▶ _Exercise goal_:
Quote from the first line below through the line that contains "import seaborn as sns", both included, and leave the pictures out.

Entries with chart source code
+===+

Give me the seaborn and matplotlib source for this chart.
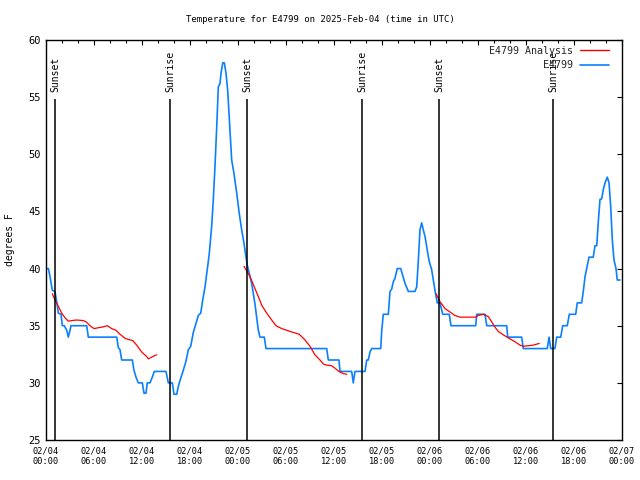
import pandas as pd
import matplotlib
matplotlib.use("Agg")
import matplotlib.pyplot as plt
import matplotlib.dates as mdates
from matplotlib.lines import Line2D
import seaborn as sns

# hours after 2025-02-04 00:00 UTC
obs_hours = [0.0, 0.3, 0.5, 0.79, 1.12, 1.34, 1.54, 1.88, 2.04, 2.29, 2.59, 2.79, 3.0, 3.12,
             5.09, 5.29, 8.84, 9.04, 9.25, 9.46, 10.79, 11.0, 11.25, 11.54, 12.04, 12.25,
             12.5, 12.66, 13.0, 13.29, 13.54, 15.0, 15.29, 15.79, 16.0, 16.34, 16.54, 16.84,
             17.16, 17.5, 17.79, 18.09, 18.41, 18.75, 19.04, 19.34, 19.59, 19.88, 20.16,
             20.41, 20.71, 20.91, 21.12, 21.34, 21.54, 21.75, 21.88, 22.09, 22.29, 22.5,
             22.71, 23.0, 23.21, 23.5, 23.84, 24.16, 24.46, 24.75, 25.0, 25.16, 25.5, 25.71,
             25.91, 26.12, 26.34, 26.54, 26.75, 27.29, 27.5, 35.09, 35.29, 36.62, 36.75,
             38.21, 38.41, 38.62, 39.88, 40.09, 40.29, 40.5, 40.71, 41.84, 41.96, 42.16,
             42.79, 43.0, 43.21, 43.41, 43.62, 43.91, 44.34, 44.59, 44.88, 45.29, 46.12,
             46.34, 46.54, 46.75, 46.96, 47.16, 47.38, 47.66, 47.91, 48.21, 48.41, 48.62,
             48.91, 49.25, 49.59, 50.41, 50.62, 53.71, 53.84, 54.88, 55.09, 57.59, 57.71,
             59.46, 59.66, 62.66, 62.88, 63.09, 63.62, 63.84, 64.34, 64.59, 65.16, 65.41,
             66.21, 66.41, 66.96, 67.16, 67.38, 67.59, 67.88, 68.41, 68.62, 68.84, 69.04,
             69.25, 69.46, 69.66, 69.88, 70.16, 70.38, 70.59, 70.79, 71.0, 71.25, 71.41, 71.75]
obs_temps = [40, 40, 39.3, 38.1, 38, 37.1, 36.1, 36, 35, 35, 34.6, 34, 34.6, 35,
             35, 34, 34, 33.1, 32.9, 32, 32, 31.1, 30.5, 30, 30, 29.1,
             29.1, 30, 30, 30.5, 31, 31, 30, 30, 29, 29, 29.7, 30.4,
             31.1, 31.9, 32.9, 33.2, 34.4, 35.2, 35.9, 36.1, 37.25, 38.4, 39.9,
             41.3, 43.7, 46, 48.9, 52.4, 55.9, 56.2, 57.1, 58, 58, 57.1,
             55.6, 52.1, 49.5, 48.3, 46.6, 44.8, 43.4, 42.2, 41.0, 40.3, 39.3, 38.7,
             37.8, 36.9, 35.7, 34.6, 34, 34, 33, 33, 32, 32, 31,
             31, 30, 31, 31, 32, 32, 32.7, 33, 33, 34.5, 36,
             36, 38, 38.2, 38.85, 39.15, 40, 40, 39.4, 38.7, 38, 38,
             38.4, 40.7, 43.4, 44, 43.4, 42.8, 41.6, 40.6, 39.9, 39, 38.1,
             37, 37, 36, 36, 35, 35, 36, 36, 35, 35, 34,
             34, 33, 33, 34, 33, 33, 34, 34, 35, 35, 36,
             36, 37, 37, 38, 39.3, 40, 41, 41, 42, 42, 44.1,
             46.05, 46.1, 46.9, 47.5, 48, 47.5, 45.4, 42.5, 40.75, 40, 39, 39]

ana1_hours = [0.79, 1.12, 1.54, 1.96, 2.37, 2.79, 3.21, 3.84, 4.66, 5.0, 5.5, 6.0, 6.75, 7.16,
              7.66, 8.21, 8.75, 9.25, 9.88, 10.29, 10.84, 11.34, 11.96, 12.59, 12.79, 13.21,
              13.62, 13.84]
ana1_temps = [37.8, 37.25, 36.7, 36.1, 35.7, 35.4, 35.45, 35.5, 35.45, 35.35, 35.0, 34.75, 34.85,
              34.9, 35.0, 34.75, 34.6, 34.25, 33.9, 33.8, 33.7, 33.3, 32.7, 32.3, 32.1, 32.25,
              32.4, 32.45]
ana2_hours = [24.75, 25.09, 25.5, 25.91, 26.54, 26.96, 27.59, 28.21, 28.75, 29.46, 30.5, 31.66,
              32.38, 33.0, 33.62, 34.25, 34.66, 35.1, 35.7, 36.1, 36.6, 37.2, 37.6]
ana2_temps = [40.2, 39.8, 39.3, 38.6, 37.55, 36.8, 36.1, 35.5, 35.0, 34.75, 34.5, 34.25,
              33.75, 33.2, 32.45, 32.0, 31.65, 31.55, 31.5, 31.3, 31.0, 30.8, 30.75]
ana3_hours = [48.75, 49.25, 49.88, 50.5, 51.1, 51.75, 53.7, 54.04, 54.66, 55.29, 55.7, 56.1,
              56.54, 57.16, 58.0, 58.62, 59.25, 59.66, 60.29, 60.9, 61.66]
ana3_temps = [37.8, 37.1, 36.5, 36.2, 35.9, 35.75, 35.75, 35.9, 36.0, 35.8, 35.35, 34.9,
              34.5, 34.2, 33.85, 33.6, 33.3, 33.2, 33.25, 33.3, 33.45]

event_names = ["Sunset", "Sunrise", "Sunset", "Sunrise", "Sunset", "Sunrise"]
event_hours = [1.17, 15.54, 25.17, 39.54, 49.17, 63.42]

base = pd.Timestamp("2025-02-04 00:00")


def to_time(hours):
    return base + pd.to_timedelta(hours, unit="h")


obs = pd.DataFrame({"time": to_time(obs_hours), "temp": obs_temps})
ana = pd.concat([
    pd.DataFrame({"time": to_time(h), "temp": t, "seg": i})
    for i, (h, t) in enumerate([(ana1_hours, ana1_temps),
                                (ana2_hours, ana2_temps),
                                (ana3_hours, ana3_temps)])
])

sns.set_theme(style="white")
plt.rcParams["font.family"] = ["DejaVu Sans Mono", "DejaVu Sans"]

blue = "#0a80ff"
red = "#ff0000"

fig = plt.figure(figsize=(6.4, 4.8), dpi=100)
ax = fig.add_axes([46 / 640, 40 / 480, 576 / 640, 400 / 480])

sns.lineplot(data=obs, x="time", y="temp", color=blue, lw=1.2,
             estimator=None, sort=False, ax=ax)
sns.lineplot(data=ana, x="time", y="temp", units="seg", color=red, lw=0.9,
             estimator=None, sort=False, ax=ax)

event_times = to_time(event_hours)
ax.vlines(event_times, 25, 54.85, color="black", lw=1.1)
for t, name in zip(event_times, event_names):
    ax.text(t, 55.45, name, rotation=90, ha="center", va="bottom",
            fontsize=7, color="black")

ax.set_xlim(base, base + pd.Timedelta(hours=72))
ax.set_ylim(25, 60)
ax.set_yticks(range(25, 61, 5))
ax.xaxis.set_major_locator(mdates.HourLocator(byhour=[0, 6, 12, 18]))
ax.xaxis.set_minor_locator(mdates.HourLocator(byhour=range(0, 24, 2)))
ax.xaxis.set_major_formatter(mdates.DateFormatter("%m/%d\n%H:%M"))

ax.tick_params(which="both", direction="in", top=True, right=True,
               color="black", labelcolor="black", width=0.8)
ax.tick_params(which="major", length=3.6)
ax.tick_params(axis="x", which="major", labelsize=6.2, pad=5)
ax.tick_params(axis="y", which="major", labelsize=7.5, pad=4)
ax.tick_params(which="minor", length=2)
for s in ax.spines.values():
    s.set_color("black")
    s.set_linewidth(1.0)

ax.set_xlabel("")
ax.set_ylabel("degrees F", fontsize=7, color="black", labelpad=9)
fig.text(0.5, 1 - 19 / 480, "Temperature for E4799 on 2025-Feb-04 (time in UTC)",
         ha="center", va="center", fontsize=6.5, color="black")

handles = [Line2D([], [], color=red, lw=1.0), Line2D([], [], color=blue, lw=1.2)]
ax.legend(handles, ["E4799 Analysis", "E4799"], loc="upper right",
          bbox_to_anchor=(0.9774, 0.986), markerfirst=False,
          frameon=False, fontsize=7.2, handlelength=2.9, handletextpad=0.7,
          labelspacing=0.45, borderpad=0, borderaxespad=0)

fig.savefig("out.png", dpi=100)
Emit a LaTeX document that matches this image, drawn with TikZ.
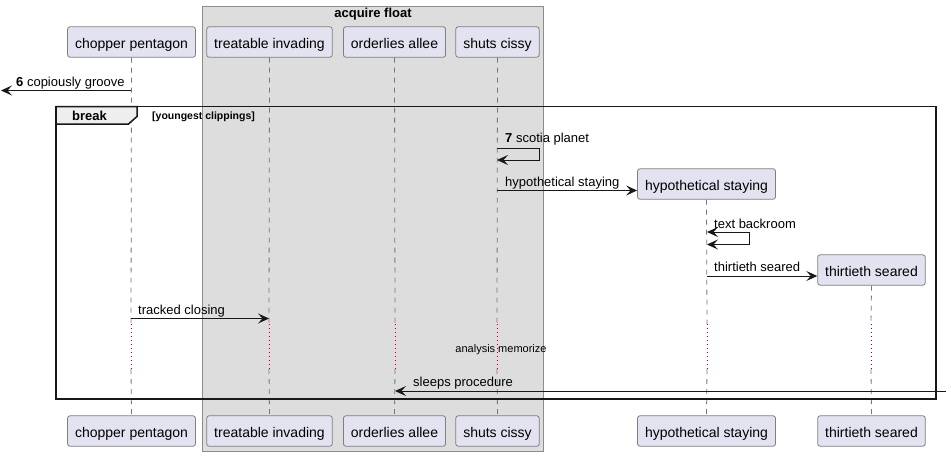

+===+

▶ _Response for this exercise_:
Give me the seaborn and matplotlib source for this chart.
import pandas as pd
import matplotlib
matplotlib.use("Agg")
import matplotlib.pyplot as plt
import matplotlib.dates as mdates
from matplotlib.lines import Line2D
import seaborn as sns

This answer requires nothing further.